A 2008 National Institute of Justice study found that the rates of violence on reservations are much higher than the national average. A 2016 National Institute of Justice study found that 83% of American Indian and Alaska Native adults have experienced some form of violence in their lifetime.

In 2021, homicide ranked as the 13th leading cause of death for American Indian and Alaska Native people, in comparison to 20th for white persons. The Urban Indian Health Institute identified 5,712 cases of missing Indigenous women in 2016, yet officials recorded only 116 in the Department of Justice database. In 2021 the National Center for Missing & Exploited Children recorded 85% of the Native children reported missing between 2009 and 2018 were considered endangered runaways (children between the ages of 11 and 17 who left home and whose whereabouts are unknown to their parent or guardian).

Although numbers cannot carry our prayers, hold our grief, or reveal our strength, they do drive action.

Community members, allies, and politicians are using these numbers (and lack of numbers) to bring justice to Native families. Though much work is needed, progress has been made. Savanna’s Act,  a federal law signed in 2020,  improves the federal response to MMIP by increasing coordination among federal, state, tribal, and local law enforcement agencies. Also, in 2022, the Not Invisible Act was signed into law, creating a cross-jurisdictional advisory committee to develop recommendations to address public safety challenges, including how to track and report data on MMIP and human trafficking cases and increase tribal-state-federal resource coordination. In 2022 the Violence Against Women Act was passed, reauthorizing programs and activities that aim to prevent and respond to domestic violence, sexual assault, and stalking.

A new tool: The Missing and Endangered Persons (MEP) Alert

First Nations’ Stewarding Native Lands community partner, Native Public Media (NPM), has spent years developing and advocating for a comprehensive framework that enhances public safety and includes a tool for addressing missing, murdered, and endangered persons. In 2024, NPM advocated for the Missing and Endangered Persons (MEP) Alert, a groundbreaking national emergency alert system modeled after the AMBER Alert, explicitly created to respond to the crisis of missing Indigenous people—both adults and minors—and others at risk. Set to launch in September 2025, the MEP Alert addresses a long-overdue need to rapidly disseminate critical information when a person disappears under urgent, life-threatening conditions.

Through this system, Tribes, states, and law enforcement agencies can share details across television, radio, highway signs, and mobile phones. Most significantly, Tribal Nations can serve as Alerting Authorities, issuing alerts directly and immediately—without external approval. Nationwide alerting that includes Tribal communities is a transformational shift for rural and reservation communities, where time is a critical factor in life-saving responses.
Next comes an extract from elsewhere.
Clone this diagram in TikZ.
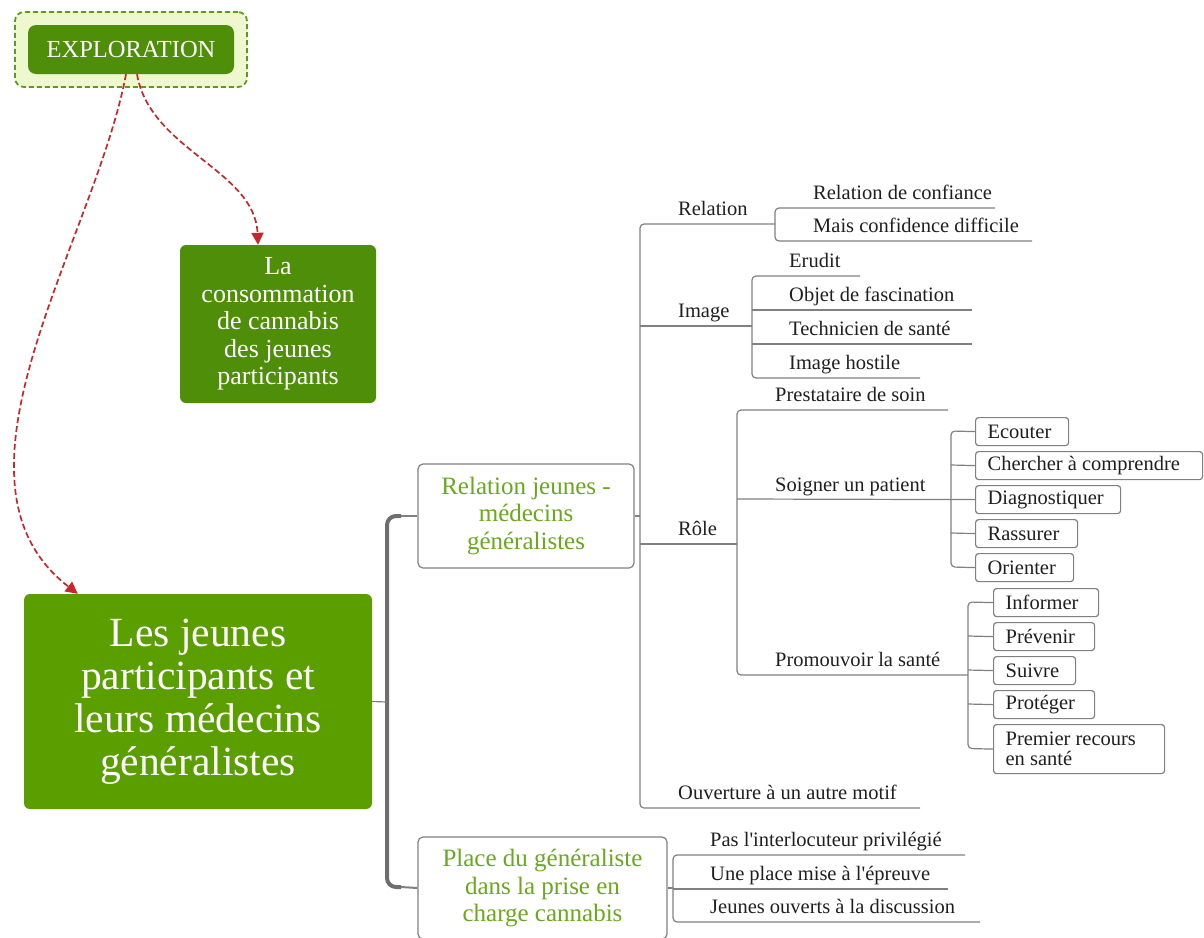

Native Public Media  has played a critical role in this achievement. As a trusted advocate for tribal media and public safety, NPM worked diligently with tribal partners, public broadcasting stations, and national policymakers to influence the Federal Communications Commission (FCC)’s establishment of the MEP Alert. Native voices helped shape a national policy that now recognizes the unique threats Indigenous communities face when someone goes missing. Today, NPM continues to lead the charge by collaborating with Tribal Nations and federal agencies to develop national MEP Alert criteria—a framework that will guide when and how alerts are issued with fairness, speed, and cultural sensitivity.
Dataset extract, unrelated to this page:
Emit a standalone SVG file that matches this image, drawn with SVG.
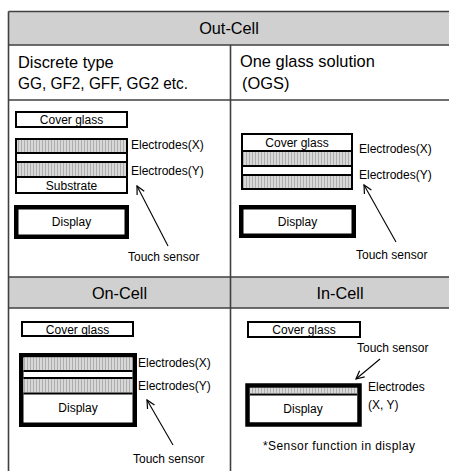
<svg xmlns="http://www.w3.org/2000/svg" width="449" height="471" viewBox="0 0 449 471">
<defs>
<pattern id="elec" width="3" height="3" patternUnits="userSpaceOnUse">
<rect width="3" height="3" fill="#d8d8d8"/>
<rect x="0" y="0" width="1" height="3" fill="#adadad"/>
</pattern>
<marker id="arr" markerWidth="10" markerHeight="10" refX="1" refY="5" orient="auto" markerUnits="userSpaceOnUse">
<path d="M9,1 L1,5 L9,9" fill="none" stroke="#000" stroke-width="1.2"/>
</marker>
</defs>
<style>
text{font-family:"Liberation Sans",Arial,sans-serif;fill:#000}
.hd{font-size:16.3px;text-anchor:middle}
.t1{font-size:16.4px}
.t2{font-size:16.6px}
.sm{font-size:12px}
.c{text-anchor:middle}
.grid{stroke:#404040;stroke-width:1.6;fill:none}
.box{fill:#fff;stroke:#000;stroke-width:2}
.thick{fill:#fff;stroke:#000;stroke-width:4.5}
.el{fill:url(#elec);stroke:#000;stroke-width:2}
.ln{stroke:#000;stroke-width:2}
.conn{stroke:#000;stroke-width:1.1;fill:none;marker-start:url(#arr)}
</style>
<rect width="449" height="471" fill="#fff"/>
<g id="table">
<rect x="8.5" y="11.5" width="441" height="33.5" fill="#d0d0d0"/>
<rect x="8.5" y="277" width="441" height="31" fill="#d0d0d0"/>
<path class="grid" d="M8.5,11.5 H449 M8.5,45 H449 M8.5,100 H449 M8.5,277 H449 M8.5,308 H449 M8.5,11.5 V471 M230.5,45 V471"/>
<text class="hd" x="229" y="34">Out-Cell</text>
<text class="hd" x="119.5" y="299">On-Cell</text>
<text class="hd" x="340" y="299">In-Cell</text>
<text class="t1" x="18" y="68">Discrete type</text>
<text class="t2" x="18" y="88.5" textLength="170" lengthAdjust="spacingAndGlyphs">GG, GF2, GFF, GG2 etc.</text>
<text class="t1" x="240" y="67">One glass solution</text>
<text class="t1" x="242" y="88.5">(OGS)</text>
</g>
<g id="discrete">
<rect class="box" x="16" y="112" width="111" height="15"/>
<text class="sm c" x="71.5" y="124">Cover glass</text>
<rect class="el" x="16" y="139" width="111" height="14"/>
<rect class="box" x="16" y="153" width="111" height="9"/>
<rect class="el" x="16" y="162" width="111" height="15"/>
<rect class="box" x="16" y="177" width="111" height="16"/>
<text class="sm c" x="71.5" y="190">Substrate</text>
<text class="sm" x="131" y="149">Electrodes(X)</text>
<text class="sm" x="131" y="175">Electrodes(Y)</text>
<rect class="thick" x="16.25" y="207.25" width="110.5" height="29.5"/>
<text class="sm c" x="71.5" y="226">Display</text>
<text class="sm" x="128" y="261">Touch sensor</text>
</g>
<g id="ogs">
<rect class="box" x="242" y="134" width="110" height="17"/>
<text class="sm c" x="297" y="147">Cover glass</text>
<rect class="el" x="242" y="151" width="110" height="15"/>
<rect class="box" x="242" y="166" width="110" height="9"/>
<rect class="el" x="242" y="175" width="110" height="14"/>
<text class="sm" x="359" y="153">Electrodes(X)</text>
<text class="sm" x="359" y="179">Electrodes(Y)</text>
<rect class="thick" x="241.25" y="207.25" width="112.5" height="28.5"/>
<text class="sm c" x="297.5" y="226">Display</text>
<text class="sm" x="356" y="259">Touch sensor</text>
</g>
<g id="oncell">
<rect class="box" x="22" y="322" width="111" height="14"/>
<text class="sm c" x="77.5" y="334">Cover glass</text>
<rect class="thick" x="21.25" y="355.25" width="113.5" height="69.5"/>
<rect x="23.5" y="357.5" width="109" height="13" fill="url(#elec)"/>
<line class="ln" x1="23.5" y1="371" x2="132.5" y2="371"/>
<line class="ln" x1="23.5" y1="378" x2="132.5" y2="378"/>
<rect x="23.5" y="379" width="109" height="13.5" fill="url(#elec)"/>
<line class="ln" x1="23.5" y1="393.5" x2="132.5" y2="393.5" stroke-width="2.5"/>
<text class="sm c" x="78" y="412">Display</text>
<text class="sm" x="138" y="367">Electrodes(X)</text>
<text class="sm" x="138" y="390">Electrodes(Y)</text>
<text class="sm" x="133" y="463">Touch sensor</text>
</g>
<g id="incell">
<rect class="box" x="248" y="322" width="112" height="15"/>
<text class="sm c" x="304" y="334">Cover glass</text>
<text class="sm" x="357" y="352">Touch sensor</text>
<rect class="thick" x="247.5" y="385.5" width="112" height="39" stroke-width="5"/>
<rect x="250" y="388" width="107" height="5" fill="url(#elec)"/>
<line class="ln" x1="250" y1="394.5" x2="357" y2="394.5" stroke-width="2.5"/>
<text class="sm c" x="303" y="413">Display</text>
<text class="sm" x="368" y="391">Electrodes</text>
<text class="sm" x="368" y="409">(X, Y)</text>
<text class="sm" x="263" y="450" textLength="152" lengthAdjust="spacing">*Sensor function in display</text>
</g>
<g id="connectors">
<line class="conn" x1="137" y1="186" x2="168" y2="246"/>
<line class="conn" x1="364" y1="185" x2="396" y2="242"/>
<line class="conn" x1="147" y1="400" x2="173" y2="445"/>
<line class="conn" x1="356" y1="379" x2="380" y2="359"/>
</g>
</svg>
The MEP Alert is just one part of a larger MEP Ecosystem—a coordinated network that ensures missing and endangered cases are met with urgency, justice, and community-based response. This ecosystem is grounded in public safety and is only as strong as the systems that uphold it.

What we must do

In addition to raising awareness and advocacy for tools like the MEP Alert, there remains more we all must do to project families, communities, and Tribal Nations.

Build a national database for Indigenous cases
Today, data on missing Indigenous persons is scattered, incomplete, or misclassified. A centralized, publicly accessible database that respects Tribal data sovereignty is essential. Such a system would empower Tribes to track trends, prevent cases from falling through the cracks, and coordinate responses. Data must become our armor—a proactive tool that saves lives, not just a record of loss.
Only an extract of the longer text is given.